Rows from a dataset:
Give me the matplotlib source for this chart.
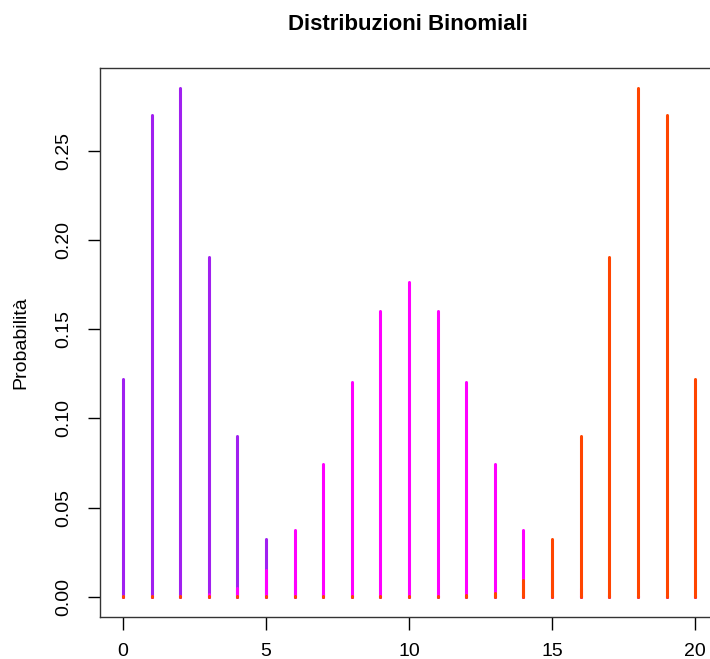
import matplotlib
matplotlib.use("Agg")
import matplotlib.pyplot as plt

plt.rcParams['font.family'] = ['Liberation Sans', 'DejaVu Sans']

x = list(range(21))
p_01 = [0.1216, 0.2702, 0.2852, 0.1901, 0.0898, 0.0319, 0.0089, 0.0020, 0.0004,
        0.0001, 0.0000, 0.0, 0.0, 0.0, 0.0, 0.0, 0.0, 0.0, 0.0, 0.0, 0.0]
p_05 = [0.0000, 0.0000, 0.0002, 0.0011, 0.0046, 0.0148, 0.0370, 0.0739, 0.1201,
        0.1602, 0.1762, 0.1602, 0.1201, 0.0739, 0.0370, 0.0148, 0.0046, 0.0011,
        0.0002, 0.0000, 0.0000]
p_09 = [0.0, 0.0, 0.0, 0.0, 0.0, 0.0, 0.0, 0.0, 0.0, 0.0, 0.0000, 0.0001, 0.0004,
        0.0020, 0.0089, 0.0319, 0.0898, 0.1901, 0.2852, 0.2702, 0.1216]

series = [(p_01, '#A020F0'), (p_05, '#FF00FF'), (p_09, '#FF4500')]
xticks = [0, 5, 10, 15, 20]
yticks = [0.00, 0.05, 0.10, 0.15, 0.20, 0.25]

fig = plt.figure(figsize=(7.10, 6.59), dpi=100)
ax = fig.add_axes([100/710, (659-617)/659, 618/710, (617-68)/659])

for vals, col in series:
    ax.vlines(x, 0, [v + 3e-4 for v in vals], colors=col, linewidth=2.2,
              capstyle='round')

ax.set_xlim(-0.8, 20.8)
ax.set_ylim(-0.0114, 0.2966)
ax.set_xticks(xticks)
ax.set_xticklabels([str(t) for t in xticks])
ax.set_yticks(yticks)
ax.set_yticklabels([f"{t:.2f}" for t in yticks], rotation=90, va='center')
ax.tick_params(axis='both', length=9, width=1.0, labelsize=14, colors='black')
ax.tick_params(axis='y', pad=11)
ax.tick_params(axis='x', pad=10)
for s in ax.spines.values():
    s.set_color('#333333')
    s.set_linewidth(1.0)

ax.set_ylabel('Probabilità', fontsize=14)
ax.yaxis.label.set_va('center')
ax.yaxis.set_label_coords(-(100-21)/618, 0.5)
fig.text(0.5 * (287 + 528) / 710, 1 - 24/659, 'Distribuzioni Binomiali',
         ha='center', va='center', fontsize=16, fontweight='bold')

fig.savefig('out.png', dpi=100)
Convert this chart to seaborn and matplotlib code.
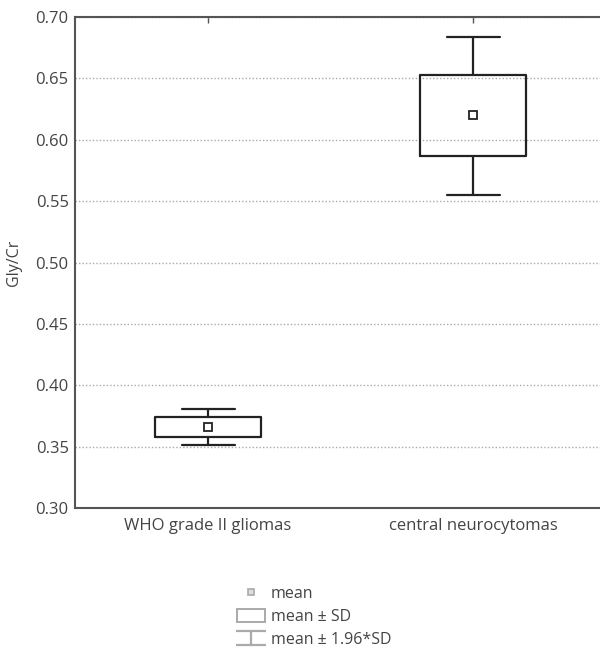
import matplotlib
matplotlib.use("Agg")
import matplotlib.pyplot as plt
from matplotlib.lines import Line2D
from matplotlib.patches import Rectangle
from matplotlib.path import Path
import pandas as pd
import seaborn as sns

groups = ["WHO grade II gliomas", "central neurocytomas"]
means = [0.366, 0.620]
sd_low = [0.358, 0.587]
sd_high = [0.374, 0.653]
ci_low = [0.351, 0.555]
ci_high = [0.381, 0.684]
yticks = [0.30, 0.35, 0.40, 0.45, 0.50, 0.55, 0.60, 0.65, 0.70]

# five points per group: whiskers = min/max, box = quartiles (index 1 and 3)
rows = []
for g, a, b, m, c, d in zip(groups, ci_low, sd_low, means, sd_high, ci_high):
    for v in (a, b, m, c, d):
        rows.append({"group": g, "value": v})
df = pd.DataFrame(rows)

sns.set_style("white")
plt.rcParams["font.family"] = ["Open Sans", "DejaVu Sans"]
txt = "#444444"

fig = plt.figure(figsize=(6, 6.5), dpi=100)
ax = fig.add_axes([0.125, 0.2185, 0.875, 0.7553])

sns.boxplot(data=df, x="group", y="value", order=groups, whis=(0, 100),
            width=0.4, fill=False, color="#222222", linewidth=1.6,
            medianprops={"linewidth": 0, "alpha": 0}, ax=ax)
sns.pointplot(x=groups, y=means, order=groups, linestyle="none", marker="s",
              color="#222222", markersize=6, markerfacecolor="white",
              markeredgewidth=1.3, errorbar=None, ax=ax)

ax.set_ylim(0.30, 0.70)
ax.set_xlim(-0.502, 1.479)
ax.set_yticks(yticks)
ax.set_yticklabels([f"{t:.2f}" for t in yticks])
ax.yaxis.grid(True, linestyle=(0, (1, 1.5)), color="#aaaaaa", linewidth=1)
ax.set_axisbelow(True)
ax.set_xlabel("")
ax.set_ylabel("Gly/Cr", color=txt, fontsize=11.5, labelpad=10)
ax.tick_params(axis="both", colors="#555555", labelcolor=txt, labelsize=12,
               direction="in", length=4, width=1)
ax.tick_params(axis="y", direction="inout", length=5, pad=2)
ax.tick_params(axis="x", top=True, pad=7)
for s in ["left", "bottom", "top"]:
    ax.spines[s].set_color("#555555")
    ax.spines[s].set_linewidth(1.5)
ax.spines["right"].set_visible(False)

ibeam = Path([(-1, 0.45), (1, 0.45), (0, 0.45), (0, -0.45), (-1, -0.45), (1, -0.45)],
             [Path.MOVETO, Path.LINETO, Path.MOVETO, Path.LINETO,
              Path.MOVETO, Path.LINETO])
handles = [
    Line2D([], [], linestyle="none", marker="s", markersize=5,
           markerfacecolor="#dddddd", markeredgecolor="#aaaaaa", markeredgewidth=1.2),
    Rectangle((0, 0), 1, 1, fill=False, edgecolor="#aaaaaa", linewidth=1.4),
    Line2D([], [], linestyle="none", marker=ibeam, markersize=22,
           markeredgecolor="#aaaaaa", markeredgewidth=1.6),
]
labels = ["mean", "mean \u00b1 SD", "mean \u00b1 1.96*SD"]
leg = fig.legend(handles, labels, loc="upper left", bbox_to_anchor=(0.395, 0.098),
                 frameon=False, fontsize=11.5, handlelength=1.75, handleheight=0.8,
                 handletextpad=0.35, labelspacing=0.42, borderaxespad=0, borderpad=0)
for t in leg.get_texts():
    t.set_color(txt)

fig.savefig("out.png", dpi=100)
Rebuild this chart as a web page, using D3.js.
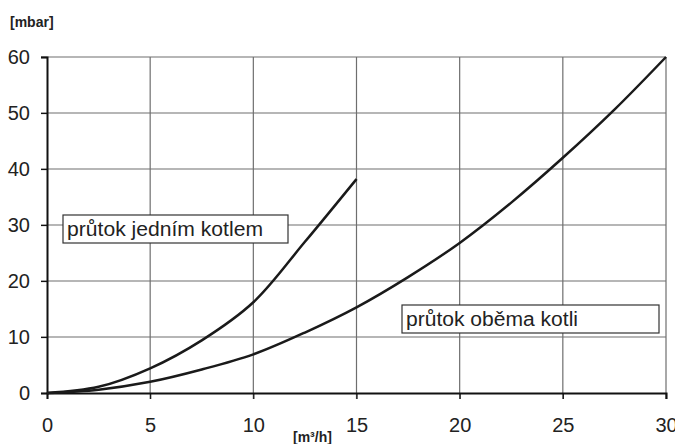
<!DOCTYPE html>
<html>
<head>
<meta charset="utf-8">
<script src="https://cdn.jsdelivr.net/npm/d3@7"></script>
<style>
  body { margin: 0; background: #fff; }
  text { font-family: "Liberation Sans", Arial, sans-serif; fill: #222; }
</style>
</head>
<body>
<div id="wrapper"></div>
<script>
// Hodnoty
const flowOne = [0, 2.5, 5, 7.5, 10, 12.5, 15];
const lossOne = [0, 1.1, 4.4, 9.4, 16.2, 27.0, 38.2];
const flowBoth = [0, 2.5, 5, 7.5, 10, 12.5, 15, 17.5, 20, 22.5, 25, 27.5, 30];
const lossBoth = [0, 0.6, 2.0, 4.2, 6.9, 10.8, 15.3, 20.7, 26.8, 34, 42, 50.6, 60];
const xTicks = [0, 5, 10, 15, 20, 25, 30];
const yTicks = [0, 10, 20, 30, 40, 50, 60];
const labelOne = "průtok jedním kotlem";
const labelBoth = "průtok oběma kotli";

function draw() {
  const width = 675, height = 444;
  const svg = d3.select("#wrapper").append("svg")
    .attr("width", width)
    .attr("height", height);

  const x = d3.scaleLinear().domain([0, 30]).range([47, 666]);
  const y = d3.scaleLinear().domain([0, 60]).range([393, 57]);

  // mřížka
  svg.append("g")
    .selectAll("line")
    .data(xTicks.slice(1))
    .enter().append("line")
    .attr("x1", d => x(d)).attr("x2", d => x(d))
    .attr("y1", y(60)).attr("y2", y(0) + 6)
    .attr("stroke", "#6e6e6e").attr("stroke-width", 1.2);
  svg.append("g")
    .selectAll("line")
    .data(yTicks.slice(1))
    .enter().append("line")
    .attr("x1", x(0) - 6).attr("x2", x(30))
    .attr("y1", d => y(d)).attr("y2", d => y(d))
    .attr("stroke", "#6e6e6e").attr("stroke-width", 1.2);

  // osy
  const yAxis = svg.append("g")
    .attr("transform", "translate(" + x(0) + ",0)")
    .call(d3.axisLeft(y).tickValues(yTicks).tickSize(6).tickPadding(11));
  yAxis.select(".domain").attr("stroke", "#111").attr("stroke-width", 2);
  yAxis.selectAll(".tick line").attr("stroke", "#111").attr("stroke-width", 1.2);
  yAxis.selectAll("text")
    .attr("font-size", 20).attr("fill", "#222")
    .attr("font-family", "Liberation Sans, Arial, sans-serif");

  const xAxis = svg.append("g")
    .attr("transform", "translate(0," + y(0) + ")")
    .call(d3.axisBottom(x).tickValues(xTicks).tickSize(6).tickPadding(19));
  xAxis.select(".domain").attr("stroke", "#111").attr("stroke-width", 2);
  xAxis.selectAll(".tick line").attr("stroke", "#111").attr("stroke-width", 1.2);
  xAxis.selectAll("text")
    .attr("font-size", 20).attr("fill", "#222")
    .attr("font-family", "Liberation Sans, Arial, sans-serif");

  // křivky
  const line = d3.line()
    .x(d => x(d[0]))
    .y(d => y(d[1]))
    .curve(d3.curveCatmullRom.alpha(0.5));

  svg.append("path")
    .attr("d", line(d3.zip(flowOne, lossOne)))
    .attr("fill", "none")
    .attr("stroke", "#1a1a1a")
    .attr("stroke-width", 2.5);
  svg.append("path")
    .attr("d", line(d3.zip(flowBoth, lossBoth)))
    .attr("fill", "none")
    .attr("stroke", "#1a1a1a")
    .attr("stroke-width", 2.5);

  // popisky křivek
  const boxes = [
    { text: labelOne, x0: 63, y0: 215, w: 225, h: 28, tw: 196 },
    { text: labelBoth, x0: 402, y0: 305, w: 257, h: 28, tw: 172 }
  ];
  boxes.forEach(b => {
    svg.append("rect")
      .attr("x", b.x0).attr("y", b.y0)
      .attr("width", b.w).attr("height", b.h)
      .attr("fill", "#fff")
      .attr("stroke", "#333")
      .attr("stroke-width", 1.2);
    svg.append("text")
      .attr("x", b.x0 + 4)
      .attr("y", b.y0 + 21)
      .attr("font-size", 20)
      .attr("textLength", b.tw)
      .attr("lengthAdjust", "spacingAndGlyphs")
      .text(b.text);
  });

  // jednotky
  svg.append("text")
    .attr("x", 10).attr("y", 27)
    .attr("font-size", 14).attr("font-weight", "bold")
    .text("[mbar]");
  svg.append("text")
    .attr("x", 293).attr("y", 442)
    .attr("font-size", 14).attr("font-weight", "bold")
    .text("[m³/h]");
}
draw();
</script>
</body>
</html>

REQUIRED TASK:
Without the pictures, copy the entries from their first line through the line containing "capstyle='round')", and only those lines.

TASK ANSWER:
Give me the matplotlib source for this chart.
import matplotlib
matplotlib.use("Agg")
import matplotlib.pyplot as plt

plt.rcParams['font.family'] = ['Liberation Sans', 'DejaVu Sans']

x = list(range(21))
p_01 = [0.1216, 0.2702, 0.2852, 0.1901, 0.0898, 0.0319, 0.0089, 0.0020, 0.0004,
        0.0001, 0.0000, 0.0, 0.0, 0.0, 0.0, 0.0, 0.0, 0.0, 0.0, 0.0, 0.0]
p_05 = [0.0000, 0.0000, 0.0002, 0.0011, 0.0046, 0.0148, 0.0370, 0.0739, 0.1201,
        0.1602, 0.1762, 0.1602, 0.1201, 0.0739, 0.0370, 0.0148, 0.0046, 0.0011,
        0.0002, 0.0000, 0.0000]
p_09 = [0.0, 0.0, 0.0, 0.0, 0.0, 0.0, 0.0, 0.0, 0.0, 0.0, 0.0000, 0.0001, 0.0004,
        0.0020, 0.0089, 0.0319, 0.0898, 0.1901, 0.2852, 0.2702, 0.1216]

series = [(p_01, '#A020F0'), (p_05, '#FF00FF'), (p_09, '#FF4500')]
xticks = [0, 5, 10, 15, 20]
yticks = [0.00, 0.05, 0.10, 0.15, 0.20, 0.25]

fig = plt.figure(figsize=(7.10, 6.59), dpi=100)
ax = fig.add_axes([100/710, (659-617)/659, 618/710, (617-68)/659])

for vals, col in series:
    ax.vlines(x, 0, [v + 3e-4 for v in vals], colors=col, linewidth=2.2,
              capstyle='round')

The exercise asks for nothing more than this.